__Goal__. Give the listing again character for character, but drop the images.

__Given material__.
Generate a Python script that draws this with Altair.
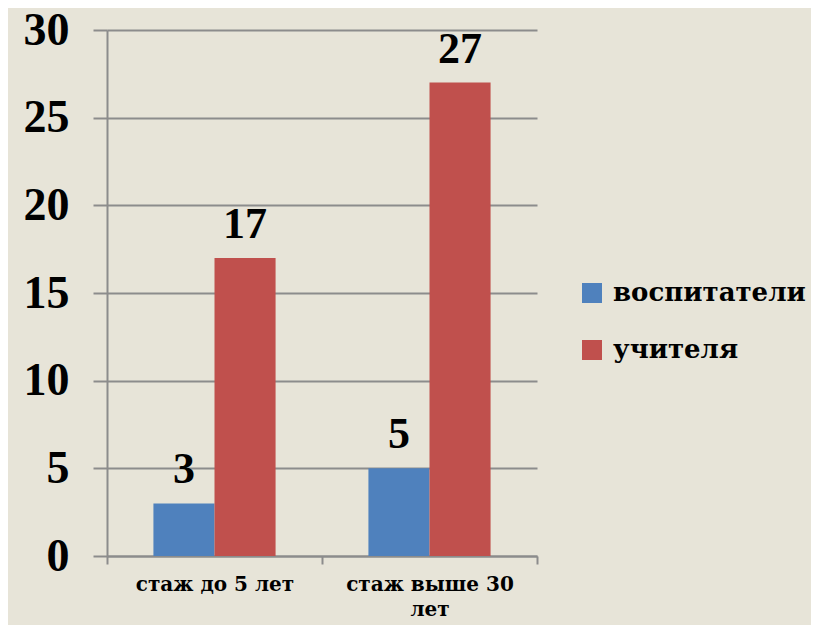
import altair as alt
import pandas as pd

categories = ["стаж до 5 лет", "стаж выше 30 лет"]
series = ["воспитатели", "учителя"]
vospitateli = [3, 5]
uchitelya = [17, 27]
y_ticks = [0, 5, 10, 15, 20, 25, 30]
colors = ["#4F81BD", "#C0504D"]

rows = []
for i, c in enumerate(categories):
    rows.append({"cat": c, "series": series[0], "value": vospitateli[i]})
    rows.append({"cat": c, "series": series[1], "value": uchitelya[i]})
df = pd.DataFrame(rows)

FONT = "Liberation Serif"
FONT_CYR = "DejaVu Serif"
GRAY = "#8C8C8C"

x = alt.X(
    "cat:N",
    sort=categories,
    scale=alt.Scale(paddingInner=0, paddingOuter=0),
    axis=alt.Axis(
        title=None,
        labelAngle=0,
        tickBand="extent",
        labelFont=FONT_CYR,
        labelFontSize=20,
        labelFontWeight="bold",
        labelColor="black",
        labelPadding=10,
        tickSize=8,
        tickColor=GRAY,
        tickWidth=2,
        domainColor=GRAY,
        domainWidth=2,
        grid=False,
        labelLineHeight=25,
        labelExpr="datum.value == 'стаж выше 30 лет' ? ['стаж выше 30', 'лет'] : datum.label",
    ),
)
xoff = alt.XOffset("series:N", sort=series, scale=alt.Scale(paddingOuter=0.76, paddingInner=0))
y = alt.Y(
    "value:Q",
    scale=alt.Scale(domain=[0, 30]),
    axis=alt.Axis(
        values=y_ticks,
        title=None,
        labelFont=FONT,
        labelFontSize=46,
        labelFontWeight="bold",
        labelColor="black",
        labelPadding=24,
        tickSize=14,
        tickColor=GRAY,
        tickWidth=2,
        domainColor=GRAY,
        domainWidth=2,
        grid=True,
        gridColor=GRAY,
        gridWidth=2,
        gridOpacity=1,
    ),
)
color = alt.Color(
    "series:N",
    sort=series,
    scale=alt.Scale(domain=series, range=colors),
    legend=alt.Legend(
        title=None,
        orient="none",
        legendX=472,
        legendY=250,
        padding=0,
        symbolType="square",
        symbolSize=400,
        symbolStrokeWidth=0,
        symbolOpacity=1,
        labelFont=FONT_CYR,
        labelFontSize=26,
        labelFontWeight="bold",
        labelColor="black",
        labelOffset=8,
        rowPadding=31,
        labelLimit=400,
    ),
)

base = alt.Chart(df)
bars = base.mark_bar(opacity=1).encode(x=x, xOffset=xoff, y=y, color=color)
texts = base.mark_text(
    baseline="alphabetic", dy=-20, font=FONT, fontSize=44, fontWeight="bold", color="black"
).encode(x=x, xOffset=xoff, y=y, text="value:Q")

chart = (
    alt.layer(bars, texts)
    .properties(
        width=430,
        height=526,
        autosize=alt.AutoSizeParams(type="none"),
        padding={"left": 99, "top": 22, "right": 274, "bottom": 69},
        background="#E7E4D8",
    )
    .configure_view(stroke=None)
)

chart.save("out.html", embed_options={"renderer": "svg", "actions": False})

__Solution to the exercise__.
Generate a Python script that draws this with Altair.
import altair as alt
import pandas as pd

categories = ["стаж до 5 лет", "стаж выше 30 лет"]
series = ["воспитатели", "учителя"]
vospitateli = [3, 5]
uchitelya = [17, 27]
y_ticks = [0, 5, 10, 15, 20, 25, 30]
colors = ["#4F81BD", "#C0504D"]

rows = []
for i, c in enumerate(categories):
    rows.append({"cat": c, "series": series[0], "value": vospitateli[i]})
    rows.append({"cat": c, "series": series[1], "value": uchitelya[i]})
df = pd.DataFrame(rows)

FONT = "Liberation Serif"
FONT_CYR = "DejaVu Serif"
GRAY = "#8C8C8C"

x = alt.X(
    "cat:N",
    sort=categories,
    scale=alt.Scale(paddingInner=0, paddingOuter=0),
    axis=alt.Axis(
        title=None,
        labelAngle=0,
        tickBand="extent",
        labelFont=FONT_CYR,
        labelFontSize=20,
        labelFontWeight="bold",
        labelColor="black",
        labelPadding=10,
        tickSize=8,
        tickColor=GRAY,
        tickWidth=2,
        domainColor=GRAY,
        domainWidth=2,
        grid=False,
        labelLineHeight=25,
        labelExpr="datum.value == 'стаж выше 30 лет' ? ['стаж выше 30', 'лет'] : datum.label",
    ),
)
xoff = alt.XOffset("series:N", sort=series, scale=alt.Scale(paddingOuter=0.76, paddingInner=0))
y = alt.Y(
    "value:Q",
    scale=alt.Scale(domain=[0, 30]),
    axis=alt.Axis(
        values=y_ticks,
        title=None,
        labelFont=FONT,
        labelFontSize=46,
        labelFontWeight="bold",
        labelColor="black",
        labelPadding=24,
        tickSize=14,
        tickColor=GRAY,
        tickWidth=2,
        domainColor=GRAY,
        domainWidth=2,
        grid=True,
        gridColor=GRAY,
        gridWidth=2,
        gridOpacity=1,
    ),
)
color = alt.Color(
    "series:N",
    sort=series,
    scale=alt.Scale(domain=series, range=colors),
    legend=alt.Legend(
        title=None,
        orient="none",
        legendX=472,
        legendY=250,
        padding=0,
        symbolType="square",
        symbolSize=400,
        symbolStrokeWidth=0,
        symbolOpacity=1,
        labelFont=FONT_CYR,
        labelFontSize=26,
        labelFontWeight="bold",
        labelColor="black",
        labelOffset=8,
        rowPadding=31,
        labelLimit=400,
    ),
)

base = alt.Chart(df)
bars = base.mark_bar(opacity=1).encode(x=x, xOffset=xoff, y=y, color=color)
texts = base.mark_text(
    baseline="alphabetic", dy=-20, font=FONT, fontSize=44, fontWeight="bold", color="black"
).encode(x=x, xOffset=xoff, y=y, text="value:Q")

chart = (
    alt.layer(bars, texts)
    .properties(
        width=430,
        height=526,
        autosize=alt.AutoSizeParams(type="none"),
        padding={"left": 99, "top": 22, "right": 274, "bottom": 69},
        background="#E7E4D8",
    )
    .configure_view(stroke=None)
)

chart.save("out.html", embed_options={"renderer": "svg", "actions": False})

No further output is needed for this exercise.